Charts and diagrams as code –
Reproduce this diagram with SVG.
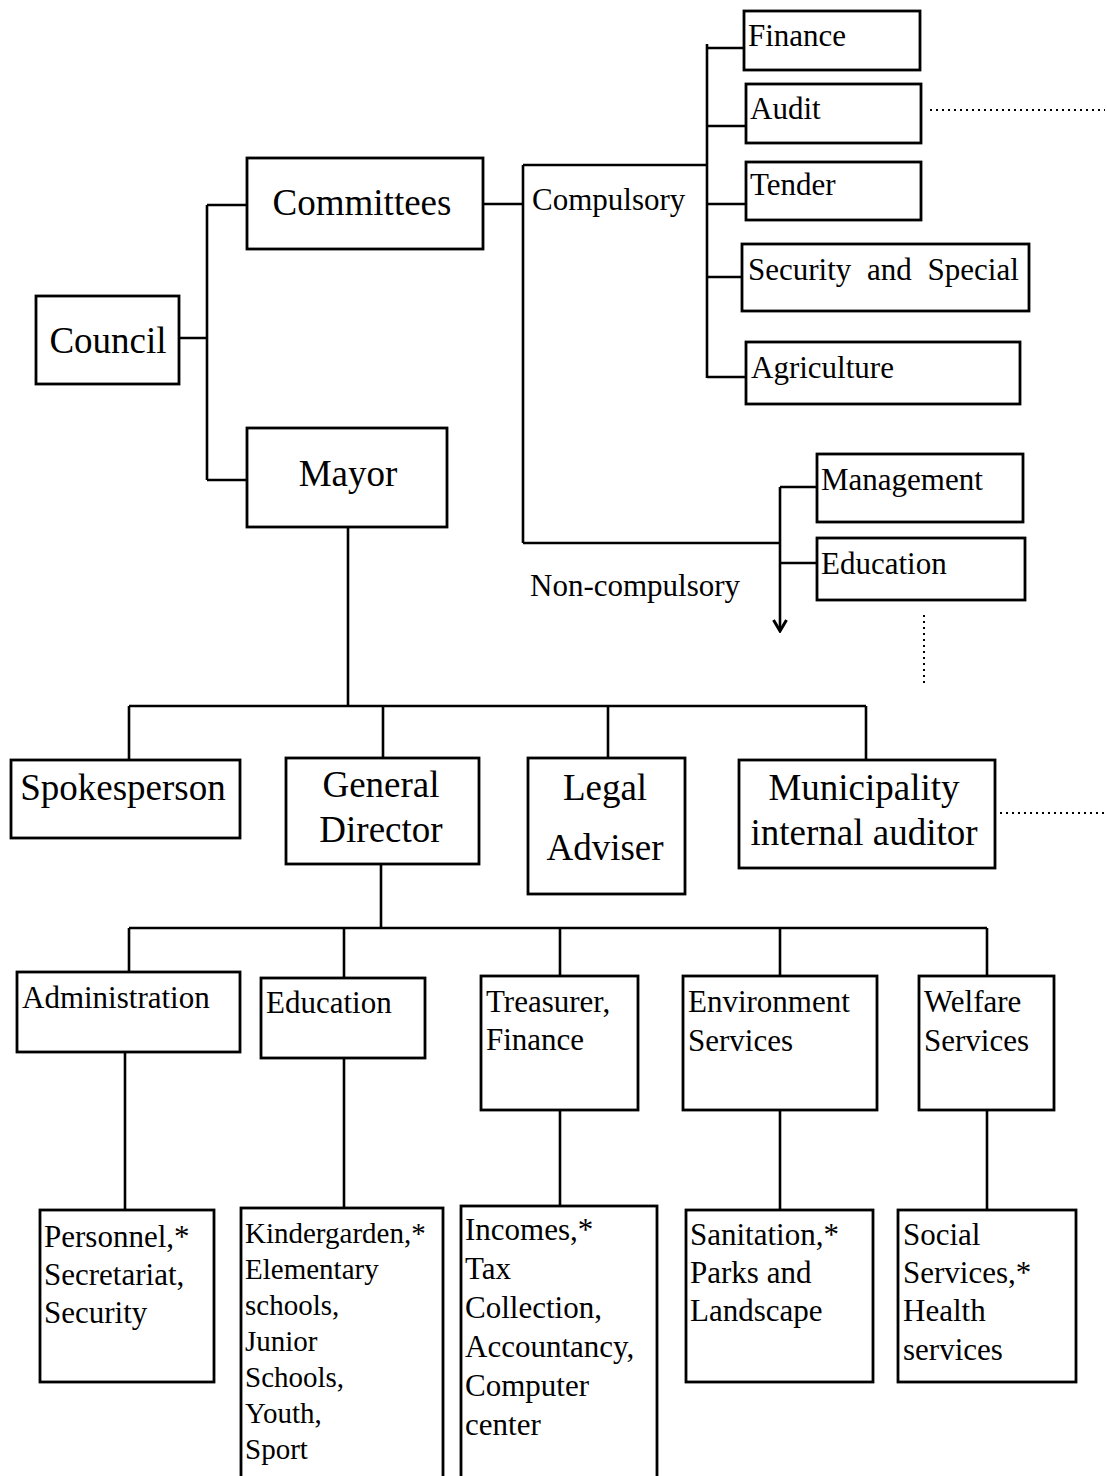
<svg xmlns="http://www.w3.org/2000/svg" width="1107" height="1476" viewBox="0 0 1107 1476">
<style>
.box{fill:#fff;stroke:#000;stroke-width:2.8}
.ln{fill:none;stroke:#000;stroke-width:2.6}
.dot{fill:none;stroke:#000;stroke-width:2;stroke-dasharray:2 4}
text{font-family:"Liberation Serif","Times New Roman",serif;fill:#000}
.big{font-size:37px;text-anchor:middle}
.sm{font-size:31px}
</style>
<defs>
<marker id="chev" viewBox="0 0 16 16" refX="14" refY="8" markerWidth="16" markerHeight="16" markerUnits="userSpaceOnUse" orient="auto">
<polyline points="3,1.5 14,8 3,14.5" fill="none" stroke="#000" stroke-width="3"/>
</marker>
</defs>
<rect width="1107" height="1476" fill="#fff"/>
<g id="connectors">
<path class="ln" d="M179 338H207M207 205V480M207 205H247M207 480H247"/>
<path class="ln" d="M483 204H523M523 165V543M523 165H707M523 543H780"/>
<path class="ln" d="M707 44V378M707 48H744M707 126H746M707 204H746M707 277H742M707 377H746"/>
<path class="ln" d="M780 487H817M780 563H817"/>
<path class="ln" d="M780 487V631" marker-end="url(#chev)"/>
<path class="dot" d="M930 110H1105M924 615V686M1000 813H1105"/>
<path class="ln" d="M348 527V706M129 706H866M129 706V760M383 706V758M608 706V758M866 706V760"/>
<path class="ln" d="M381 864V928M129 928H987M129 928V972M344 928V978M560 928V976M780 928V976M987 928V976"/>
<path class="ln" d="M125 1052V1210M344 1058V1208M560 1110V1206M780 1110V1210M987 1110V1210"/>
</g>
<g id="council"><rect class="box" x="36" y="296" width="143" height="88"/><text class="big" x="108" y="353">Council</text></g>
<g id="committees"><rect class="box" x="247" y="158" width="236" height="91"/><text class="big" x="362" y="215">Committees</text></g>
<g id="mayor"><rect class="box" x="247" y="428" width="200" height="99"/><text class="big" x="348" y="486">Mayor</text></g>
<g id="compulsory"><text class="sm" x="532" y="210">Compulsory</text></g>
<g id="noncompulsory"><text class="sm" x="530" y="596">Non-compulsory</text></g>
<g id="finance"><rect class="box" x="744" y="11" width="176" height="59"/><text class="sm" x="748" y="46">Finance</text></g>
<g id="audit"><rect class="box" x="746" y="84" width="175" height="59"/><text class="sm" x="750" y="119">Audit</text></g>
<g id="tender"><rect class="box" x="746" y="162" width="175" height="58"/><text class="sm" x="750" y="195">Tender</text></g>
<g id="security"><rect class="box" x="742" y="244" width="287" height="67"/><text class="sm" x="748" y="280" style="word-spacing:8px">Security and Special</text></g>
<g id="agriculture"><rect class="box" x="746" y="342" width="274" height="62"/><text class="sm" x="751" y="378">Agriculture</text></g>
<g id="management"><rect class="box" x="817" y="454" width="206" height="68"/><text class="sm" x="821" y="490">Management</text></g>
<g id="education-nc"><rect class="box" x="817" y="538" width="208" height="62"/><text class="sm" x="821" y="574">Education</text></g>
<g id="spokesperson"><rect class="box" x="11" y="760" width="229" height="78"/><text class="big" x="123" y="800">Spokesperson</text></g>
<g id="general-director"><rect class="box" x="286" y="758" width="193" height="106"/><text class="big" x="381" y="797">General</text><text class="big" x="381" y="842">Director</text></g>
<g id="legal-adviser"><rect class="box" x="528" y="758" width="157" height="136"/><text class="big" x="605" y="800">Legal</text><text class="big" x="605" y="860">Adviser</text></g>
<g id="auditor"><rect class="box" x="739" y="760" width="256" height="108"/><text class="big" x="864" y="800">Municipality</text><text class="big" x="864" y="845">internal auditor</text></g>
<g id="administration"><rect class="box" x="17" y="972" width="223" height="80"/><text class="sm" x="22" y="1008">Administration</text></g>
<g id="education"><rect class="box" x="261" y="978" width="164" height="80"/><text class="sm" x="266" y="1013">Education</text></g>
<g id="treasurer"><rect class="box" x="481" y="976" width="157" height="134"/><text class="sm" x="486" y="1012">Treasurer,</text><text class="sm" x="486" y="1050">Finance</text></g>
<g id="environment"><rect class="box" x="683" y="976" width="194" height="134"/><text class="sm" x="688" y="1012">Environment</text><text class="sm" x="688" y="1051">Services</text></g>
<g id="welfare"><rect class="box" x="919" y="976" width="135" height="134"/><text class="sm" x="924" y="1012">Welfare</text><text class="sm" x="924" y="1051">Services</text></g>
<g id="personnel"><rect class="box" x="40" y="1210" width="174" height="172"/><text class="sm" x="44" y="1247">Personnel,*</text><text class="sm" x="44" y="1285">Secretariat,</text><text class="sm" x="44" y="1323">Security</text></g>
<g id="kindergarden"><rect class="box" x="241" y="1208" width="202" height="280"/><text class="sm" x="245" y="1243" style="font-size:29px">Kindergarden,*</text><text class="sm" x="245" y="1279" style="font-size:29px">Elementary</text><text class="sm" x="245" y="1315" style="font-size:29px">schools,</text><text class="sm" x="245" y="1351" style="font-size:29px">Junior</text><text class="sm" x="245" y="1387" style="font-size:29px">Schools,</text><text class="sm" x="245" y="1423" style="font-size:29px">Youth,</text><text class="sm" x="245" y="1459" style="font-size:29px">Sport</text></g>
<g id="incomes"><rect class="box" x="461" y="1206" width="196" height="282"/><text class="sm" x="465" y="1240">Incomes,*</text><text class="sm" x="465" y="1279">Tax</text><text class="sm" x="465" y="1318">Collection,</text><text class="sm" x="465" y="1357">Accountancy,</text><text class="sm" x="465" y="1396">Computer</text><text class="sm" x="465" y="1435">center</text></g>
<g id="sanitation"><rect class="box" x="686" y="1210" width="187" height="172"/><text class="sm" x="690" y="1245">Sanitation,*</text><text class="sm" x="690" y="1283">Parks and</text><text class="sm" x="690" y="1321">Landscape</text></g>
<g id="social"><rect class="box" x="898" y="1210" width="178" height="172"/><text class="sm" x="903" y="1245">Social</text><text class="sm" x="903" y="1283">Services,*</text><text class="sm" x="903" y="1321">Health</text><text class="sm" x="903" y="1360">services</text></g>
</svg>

==

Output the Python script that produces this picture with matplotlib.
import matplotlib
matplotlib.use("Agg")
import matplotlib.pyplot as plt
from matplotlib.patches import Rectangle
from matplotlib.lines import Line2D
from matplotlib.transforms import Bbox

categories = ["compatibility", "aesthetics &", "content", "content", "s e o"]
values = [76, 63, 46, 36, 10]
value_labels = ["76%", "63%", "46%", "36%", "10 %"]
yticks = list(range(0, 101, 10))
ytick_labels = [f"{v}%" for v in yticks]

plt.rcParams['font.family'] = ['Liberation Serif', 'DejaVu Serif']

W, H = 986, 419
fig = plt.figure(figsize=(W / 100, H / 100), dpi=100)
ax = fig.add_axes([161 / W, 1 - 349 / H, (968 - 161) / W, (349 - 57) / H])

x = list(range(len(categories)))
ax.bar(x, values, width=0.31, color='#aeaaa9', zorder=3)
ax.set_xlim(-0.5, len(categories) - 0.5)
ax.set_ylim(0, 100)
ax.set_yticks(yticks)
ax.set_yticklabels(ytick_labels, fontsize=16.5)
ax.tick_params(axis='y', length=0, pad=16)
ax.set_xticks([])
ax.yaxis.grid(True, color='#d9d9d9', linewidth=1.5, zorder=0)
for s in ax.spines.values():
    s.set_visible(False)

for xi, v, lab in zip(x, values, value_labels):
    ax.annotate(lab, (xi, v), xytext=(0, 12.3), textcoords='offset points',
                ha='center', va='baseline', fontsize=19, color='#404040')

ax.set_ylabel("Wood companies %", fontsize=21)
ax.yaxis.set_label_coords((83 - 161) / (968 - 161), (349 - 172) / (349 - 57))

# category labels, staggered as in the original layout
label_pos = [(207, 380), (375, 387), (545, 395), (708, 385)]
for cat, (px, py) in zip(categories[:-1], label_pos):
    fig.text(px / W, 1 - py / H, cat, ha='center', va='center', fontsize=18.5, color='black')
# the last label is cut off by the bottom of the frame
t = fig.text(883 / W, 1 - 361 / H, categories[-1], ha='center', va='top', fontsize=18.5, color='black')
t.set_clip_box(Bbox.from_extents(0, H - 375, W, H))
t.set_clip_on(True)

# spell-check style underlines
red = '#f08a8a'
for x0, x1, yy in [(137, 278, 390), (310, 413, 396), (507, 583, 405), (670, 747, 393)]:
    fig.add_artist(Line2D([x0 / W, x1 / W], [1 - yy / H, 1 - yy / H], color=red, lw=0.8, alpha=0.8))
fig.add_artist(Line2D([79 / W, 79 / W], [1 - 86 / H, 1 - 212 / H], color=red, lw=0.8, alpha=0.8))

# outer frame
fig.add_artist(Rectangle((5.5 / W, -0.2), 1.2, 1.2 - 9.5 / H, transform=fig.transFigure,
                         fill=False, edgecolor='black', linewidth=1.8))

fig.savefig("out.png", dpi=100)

What the task requires – Copy out every line that includes the word "this".

Response below –
Reproduce this diagram with SVG.
Output the Python script that produces this picture with matplotlib.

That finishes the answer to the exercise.